→ Challenge
Transcribe word for word only the span whose first line is the one with "Recreate this image" and whose last line is the one with "2.5, 3, 3.5, 4];"; both of those lines belong to it.

-- Start Supplied entries --

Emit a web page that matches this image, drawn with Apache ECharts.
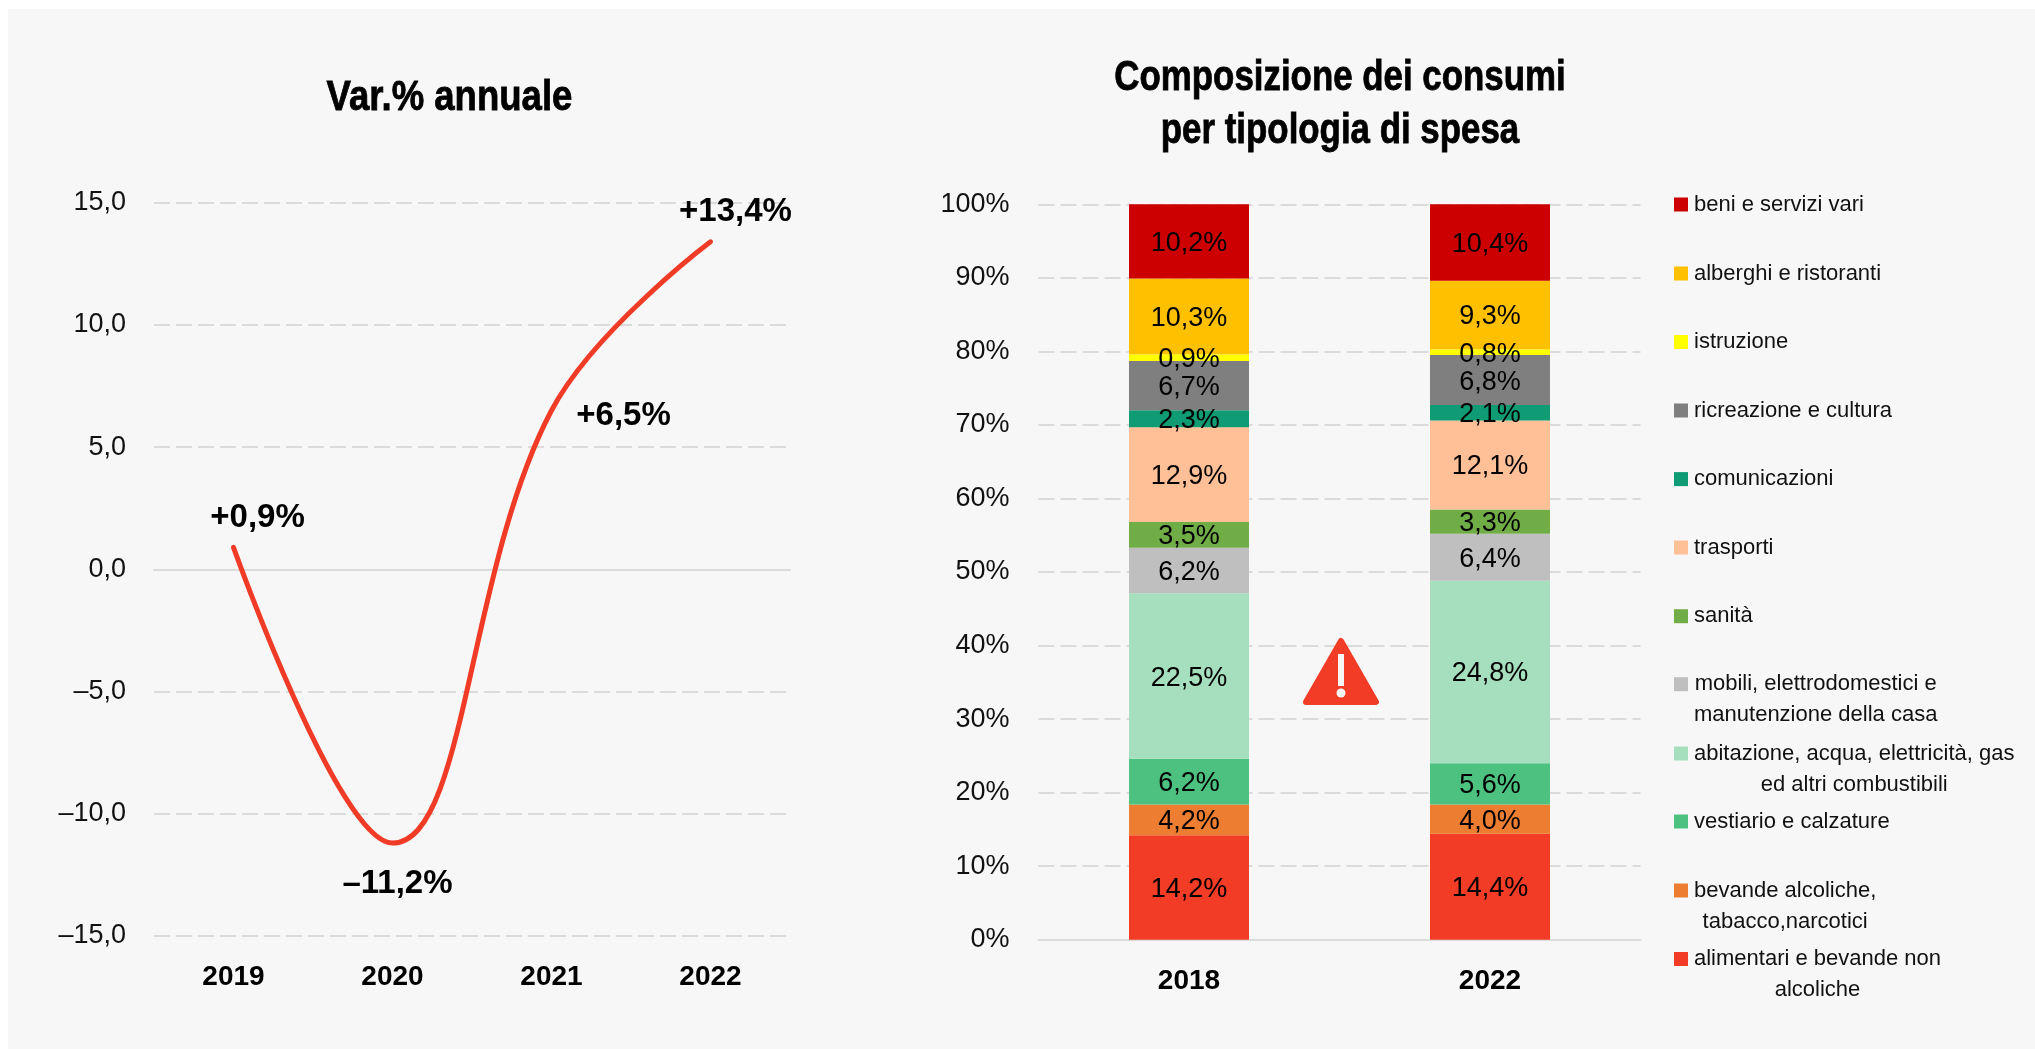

-- End Supplied entries --
-- Start Supplied entries --

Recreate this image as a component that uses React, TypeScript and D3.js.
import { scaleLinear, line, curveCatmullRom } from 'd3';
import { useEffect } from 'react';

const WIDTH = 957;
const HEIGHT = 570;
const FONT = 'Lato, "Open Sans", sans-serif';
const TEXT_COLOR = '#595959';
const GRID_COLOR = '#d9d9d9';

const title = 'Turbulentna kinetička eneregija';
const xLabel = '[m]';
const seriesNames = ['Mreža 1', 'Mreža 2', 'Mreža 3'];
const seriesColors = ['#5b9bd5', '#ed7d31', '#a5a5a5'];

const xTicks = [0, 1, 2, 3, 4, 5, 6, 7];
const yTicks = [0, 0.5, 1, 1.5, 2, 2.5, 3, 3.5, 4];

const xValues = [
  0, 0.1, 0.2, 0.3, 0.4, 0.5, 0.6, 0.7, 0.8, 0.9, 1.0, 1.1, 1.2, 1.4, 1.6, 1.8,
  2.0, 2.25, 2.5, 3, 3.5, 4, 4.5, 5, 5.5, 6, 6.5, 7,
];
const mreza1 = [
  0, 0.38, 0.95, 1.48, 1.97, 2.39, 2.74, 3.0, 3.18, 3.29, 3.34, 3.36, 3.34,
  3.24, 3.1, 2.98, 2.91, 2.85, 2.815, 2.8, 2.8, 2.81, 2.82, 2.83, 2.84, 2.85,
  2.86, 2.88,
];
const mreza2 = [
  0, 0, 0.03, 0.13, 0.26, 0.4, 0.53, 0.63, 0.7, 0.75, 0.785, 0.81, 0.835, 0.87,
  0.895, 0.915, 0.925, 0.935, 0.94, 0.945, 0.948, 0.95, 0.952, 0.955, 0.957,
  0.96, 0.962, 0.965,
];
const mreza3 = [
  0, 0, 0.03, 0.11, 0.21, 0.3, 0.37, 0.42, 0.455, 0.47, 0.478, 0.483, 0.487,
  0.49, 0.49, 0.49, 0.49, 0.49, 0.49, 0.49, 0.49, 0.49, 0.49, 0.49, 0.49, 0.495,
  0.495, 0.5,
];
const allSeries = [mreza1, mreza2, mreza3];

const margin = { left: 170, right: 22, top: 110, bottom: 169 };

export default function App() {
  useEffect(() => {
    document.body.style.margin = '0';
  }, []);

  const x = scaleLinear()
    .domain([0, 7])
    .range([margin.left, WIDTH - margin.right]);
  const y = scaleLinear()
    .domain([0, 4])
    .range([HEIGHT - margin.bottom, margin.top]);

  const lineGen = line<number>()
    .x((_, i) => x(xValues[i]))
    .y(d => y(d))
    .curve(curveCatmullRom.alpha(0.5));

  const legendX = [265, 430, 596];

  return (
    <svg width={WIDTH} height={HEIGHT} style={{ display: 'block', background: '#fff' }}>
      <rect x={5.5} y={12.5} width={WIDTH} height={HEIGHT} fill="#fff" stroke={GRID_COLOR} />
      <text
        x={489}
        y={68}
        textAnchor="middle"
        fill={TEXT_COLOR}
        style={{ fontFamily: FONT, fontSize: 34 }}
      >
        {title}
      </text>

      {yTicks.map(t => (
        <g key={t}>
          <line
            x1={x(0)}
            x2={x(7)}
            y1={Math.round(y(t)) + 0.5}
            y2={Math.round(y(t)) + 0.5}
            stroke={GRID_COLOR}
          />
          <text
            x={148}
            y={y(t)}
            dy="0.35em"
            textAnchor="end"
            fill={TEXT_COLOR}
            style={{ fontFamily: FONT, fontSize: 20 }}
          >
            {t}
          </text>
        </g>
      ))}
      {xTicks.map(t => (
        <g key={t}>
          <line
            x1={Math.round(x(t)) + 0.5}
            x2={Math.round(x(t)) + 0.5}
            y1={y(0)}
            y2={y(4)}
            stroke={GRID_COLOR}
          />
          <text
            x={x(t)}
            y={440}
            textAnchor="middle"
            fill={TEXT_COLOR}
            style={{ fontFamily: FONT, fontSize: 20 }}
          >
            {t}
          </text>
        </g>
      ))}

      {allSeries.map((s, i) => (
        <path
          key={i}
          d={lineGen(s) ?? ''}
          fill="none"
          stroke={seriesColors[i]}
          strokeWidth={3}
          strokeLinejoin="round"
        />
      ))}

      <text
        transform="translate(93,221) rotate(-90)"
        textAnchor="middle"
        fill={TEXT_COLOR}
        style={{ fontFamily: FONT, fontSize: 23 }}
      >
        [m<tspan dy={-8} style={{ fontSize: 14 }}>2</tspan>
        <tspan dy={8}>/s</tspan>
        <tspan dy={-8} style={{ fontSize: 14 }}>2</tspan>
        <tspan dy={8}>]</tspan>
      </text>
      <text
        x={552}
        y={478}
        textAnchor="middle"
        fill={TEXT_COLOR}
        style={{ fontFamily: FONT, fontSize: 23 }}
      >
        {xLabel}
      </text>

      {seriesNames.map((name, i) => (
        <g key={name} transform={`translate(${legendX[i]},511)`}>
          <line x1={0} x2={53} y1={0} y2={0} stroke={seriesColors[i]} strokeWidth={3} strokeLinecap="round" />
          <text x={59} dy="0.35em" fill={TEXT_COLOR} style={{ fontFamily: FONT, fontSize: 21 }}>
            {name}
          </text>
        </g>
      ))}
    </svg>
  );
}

-- End Supplied entries --

→ Response
Recreate this image as a component that uses React, TypeScript and D3.js.
import { scaleLinear, line, curveCatmullRom } from 'd3';
import { useEffect } from 'react';

const WIDTH = 957;
const HEIGHT = 570;
const FONT = 'Lato, "Open Sans", sans-serif';
const TEXT_COLOR = '#595959';
const GRID_COLOR = '#d9d9d9';

const title = 'Turbulentna kinetička eneregija';
const xLabel = '[m]';
const seriesNames = ['Mreža 1', 'Mreža 2', 'Mreža 3'];
const seriesColors = ['#5b9bd5', '#ed7d31', '#a5a5a5'];

const xTicks = [0, 1, 2, 3, 4, 5, 6, 7];
const yTicks = [0, 0.5, 1, 1.5, 2, 2.5, 3, 3.5, 4];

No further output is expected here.